## TASK TO CARRY OUT
Repeat the full listing below verbatim and keep the images out.

## RECORDED INFORMATION
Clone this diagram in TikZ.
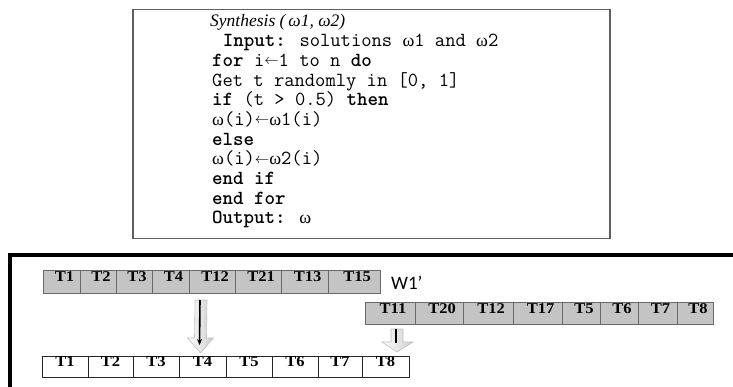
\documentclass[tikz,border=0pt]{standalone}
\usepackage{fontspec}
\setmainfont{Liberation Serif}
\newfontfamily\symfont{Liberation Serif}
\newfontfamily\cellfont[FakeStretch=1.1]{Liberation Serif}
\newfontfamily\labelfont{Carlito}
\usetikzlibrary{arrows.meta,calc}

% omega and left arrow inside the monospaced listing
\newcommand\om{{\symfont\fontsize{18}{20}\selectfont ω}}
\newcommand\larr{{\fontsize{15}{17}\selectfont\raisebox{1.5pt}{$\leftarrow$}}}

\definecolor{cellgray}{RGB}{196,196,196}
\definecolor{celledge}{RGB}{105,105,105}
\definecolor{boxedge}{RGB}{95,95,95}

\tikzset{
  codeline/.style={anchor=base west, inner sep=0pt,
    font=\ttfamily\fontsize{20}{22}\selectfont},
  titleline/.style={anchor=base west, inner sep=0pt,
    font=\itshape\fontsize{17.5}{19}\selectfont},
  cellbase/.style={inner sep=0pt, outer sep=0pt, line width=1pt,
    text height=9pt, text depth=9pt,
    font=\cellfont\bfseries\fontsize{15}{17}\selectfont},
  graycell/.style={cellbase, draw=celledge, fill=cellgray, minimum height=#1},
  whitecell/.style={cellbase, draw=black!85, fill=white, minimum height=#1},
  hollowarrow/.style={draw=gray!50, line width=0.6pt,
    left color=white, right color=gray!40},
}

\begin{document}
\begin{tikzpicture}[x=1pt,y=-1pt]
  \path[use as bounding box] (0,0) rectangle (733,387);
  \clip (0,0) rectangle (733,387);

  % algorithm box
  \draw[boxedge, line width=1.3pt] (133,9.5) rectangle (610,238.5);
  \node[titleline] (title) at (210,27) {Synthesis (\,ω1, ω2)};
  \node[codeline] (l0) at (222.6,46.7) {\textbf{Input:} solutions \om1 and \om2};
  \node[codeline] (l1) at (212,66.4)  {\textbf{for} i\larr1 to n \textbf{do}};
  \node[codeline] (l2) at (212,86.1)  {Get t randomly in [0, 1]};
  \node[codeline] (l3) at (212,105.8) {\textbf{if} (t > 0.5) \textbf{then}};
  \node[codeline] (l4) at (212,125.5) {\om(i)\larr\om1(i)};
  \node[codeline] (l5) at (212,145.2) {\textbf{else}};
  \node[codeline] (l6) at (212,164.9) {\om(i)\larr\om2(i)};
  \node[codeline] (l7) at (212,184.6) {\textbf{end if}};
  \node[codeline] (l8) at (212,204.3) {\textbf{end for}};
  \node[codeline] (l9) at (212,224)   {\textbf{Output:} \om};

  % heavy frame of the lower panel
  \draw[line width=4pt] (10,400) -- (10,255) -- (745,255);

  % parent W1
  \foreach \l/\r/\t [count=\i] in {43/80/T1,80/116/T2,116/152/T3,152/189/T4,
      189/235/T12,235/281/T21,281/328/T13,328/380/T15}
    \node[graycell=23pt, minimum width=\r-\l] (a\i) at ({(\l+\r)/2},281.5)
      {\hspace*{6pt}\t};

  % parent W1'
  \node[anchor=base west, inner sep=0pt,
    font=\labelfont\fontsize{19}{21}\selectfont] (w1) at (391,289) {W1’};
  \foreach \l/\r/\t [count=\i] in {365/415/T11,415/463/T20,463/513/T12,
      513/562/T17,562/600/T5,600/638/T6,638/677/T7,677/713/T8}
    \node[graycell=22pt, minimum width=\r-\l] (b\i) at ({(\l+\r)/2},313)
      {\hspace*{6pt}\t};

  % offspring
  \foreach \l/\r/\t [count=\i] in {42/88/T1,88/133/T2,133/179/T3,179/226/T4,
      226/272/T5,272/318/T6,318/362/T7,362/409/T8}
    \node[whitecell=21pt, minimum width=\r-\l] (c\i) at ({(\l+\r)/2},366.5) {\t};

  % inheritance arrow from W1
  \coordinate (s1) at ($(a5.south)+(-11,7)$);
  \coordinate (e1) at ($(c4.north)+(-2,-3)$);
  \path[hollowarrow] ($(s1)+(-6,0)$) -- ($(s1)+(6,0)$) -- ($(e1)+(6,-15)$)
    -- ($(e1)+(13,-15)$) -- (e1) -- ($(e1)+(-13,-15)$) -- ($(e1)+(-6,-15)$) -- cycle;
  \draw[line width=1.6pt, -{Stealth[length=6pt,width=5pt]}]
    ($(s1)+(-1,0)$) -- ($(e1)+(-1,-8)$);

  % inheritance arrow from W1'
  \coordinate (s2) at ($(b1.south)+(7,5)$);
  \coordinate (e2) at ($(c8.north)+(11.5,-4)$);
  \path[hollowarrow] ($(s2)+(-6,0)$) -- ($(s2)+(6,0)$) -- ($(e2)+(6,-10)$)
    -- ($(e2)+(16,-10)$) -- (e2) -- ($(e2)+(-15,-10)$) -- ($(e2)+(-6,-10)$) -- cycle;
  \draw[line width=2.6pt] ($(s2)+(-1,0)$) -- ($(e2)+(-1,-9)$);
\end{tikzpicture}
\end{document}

## OUTPUT FOR THIS EXERCISE
Clone this diagram in TikZ.
\documentclass[tikz,border=0pt]{standalone}
\usepackage{fontspec}
\setmainfont{Liberation Serif}
\newfontfamily\symfont{Liberation Serif}
\newfontfamily\cellfont[FakeStretch=1.1]{Liberation Serif}
\newfontfamily\labelfont{Carlito}
\usetikzlibrary{arrows.meta,calc}

% omega and left arrow inside the monospaced listing
\newcommand\om{{\symfont\fontsize{18}{20}\selectfont ω}}
\newcommand\larr{{\fontsize{15}{17}\selectfont\raisebox{1.5pt}{$\leftarrow$}}}

\definecolor{cellgray}{RGB}{196,196,196}
\definecolor{celledge}{RGB}{105,105,105}
\definecolor{boxedge}{RGB}{95,95,95}

\tikzset{
  codeline/.style={anchor=base west, inner sep=0pt,
    font=\ttfamily\fontsize{20}{22}\selectfont},
  titleline/.style={anchor=base west, inner sep=0pt,
    font=\itshape\fontsize{17.5}{19}\selectfont},
  cellbase/.style={inner sep=0pt, outer sep=0pt, line width=1pt,
    text height=9pt, text depth=9pt,
    font=\cellfont\bfseries\fontsize{15}{17}\selectfont},
  graycell/.style={cellbase, draw=celledge, fill=cellgray, minimum height=#1},
  whitecell/.style={cellbase, draw=black!85, fill=white, minimum height=#1},
  hollowarrow/.style={draw=gray!50, line width=0.6pt,
    left color=white, right color=gray!40},
}

\begin{document}
\begin{tikzpicture}[x=1pt,y=-1pt]
  \path[use as bounding box] (0,0) rectangle (733,387);
  \clip (0,0) rectangle (733,387);

  % algorithm box
  \draw[boxedge, line width=1.3pt] (133,9.5) rectangle (610,238.5);
  \node[titleline] (title) at (210,27) {Synthesis (\,ω1, ω2)};
  \node[codeline] (l0) at (222.6,46.7) {\textbf{Input:} solutions \om1 and \om2};
  \node[codeline] (l1) at (212,66.4)  {\textbf{for} i\larr1 to n \textbf{do}};
  \node[codeline] (l2) at (212,86.1)  {Get t randomly in [0, 1]};
  \node[codeline] (l3) at (212,105.8) {\textbf{if} (t > 0.5) \textbf{then}};
  \node[codeline] (l4) at (212,125.5) {\om(i)\larr\om1(i)};
  \node[codeline] (l5) at (212,145.2) {\textbf{else}};
  \node[codeline] (l6) at (212,164.9) {\om(i)\larr\om2(i)};
  \node[codeline] (l7) at (212,184.6) {\textbf{end if}};
  \node[codeline] (l8) at (212,204.3) {\textbf{end for}};
  \node[codeline] (l9) at (212,224)   {\textbf{Output:} \om};

  % heavy frame of the lower panel
  \draw[line width=4pt] (10,400) -- (10,255) -- (745,255);

  % parent W1
  \foreach \l/\r/\t [count=\i] in {43/80/T1,80/116/T2,116/152/T3,152/189/T4,
      189/235/T12,235/281/T21,281/328/T13,328/380/T15}
    \node[graycell=23pt, minimum width=\r-\l] (a\i) at ({(\l+\r)/2},281.5)
      {\hspace*{6pt}\t};

  % parent W1'
  \node[anchor=base west, inner sep=0pt,
    font=\labelfont\fontsize{19}{21}\selectfont] (w1) at (391,289) {W1’};
  \foreach \l/\r/\t [count=\i] in {365/415/T11,415/463/T20,463/513/T12,
      513/562/T17,562/600/T5,600/638/T6,638/677/T7,677/713/T8}
    \node[graycell=22pt, minimum width=\r-\l] (b\i) at ({(\l+\r)/2},313)
      {\hspace*{6pt}\t};

  % offspring
  \foreach \l/\r/\t [count=\i] in {42/88/T1,88/133/T2,133/179/T3,179/226/T4,
      226/272/T5,272/318/T6,318/362/T7,362/409/T8}
    \node[whitecell=21pt, minimum width=\r-\l] (c\i) at ({(\l+\r)/2},366.5) {\t};

  % inheritance arrow from W1
  \coordinate (s1) at ($(a5.south)+(-11,7)$);
  \coordinate (e1) at ($(c4.north)+(-2,-3)$);
  \path[hollowarrow] ($(s1)+(-6,0)$) -- ($(s1)+(6,0)$) -- ($(e1)+(6,-15)$)
    -- ($(e1)+(13,-15)$) -- (e1) -- ($(e1)+(-13,-15)$) -- ($(e1)+(-6,-15)$) -- cycle;
  \draw[line width=1.6pt, -{Stealth[length=6pt,width=5pt]}]
    ($(s1)+(-1,0)$) -- ($(e1)+(-1,-8)$);

  % inheritance arrow from W1'
  \coordinate (s2) at ($(b1.south)+(7,5)$);
  \coordinate (e2) at ($(c8.north)+(11.5,-4)$);
  \path[hollowarrow] ($(s2)+(-6,0)$) -- ($(s2)+(6,0)$) -- ($(e2)+(6,-10)$)
    -- ($(e2)+(16,-10)$) -- (e2) -- ($(e2)+(-15,-10)$) -- ($(e2)+(-6,-10)$) -- cycle;
  \draw[line width=2.6pt] ($(s2)+(-1,0)$) -- ($(e2)+(-1,-9)$);
\end{tikzpicture}
\end{document}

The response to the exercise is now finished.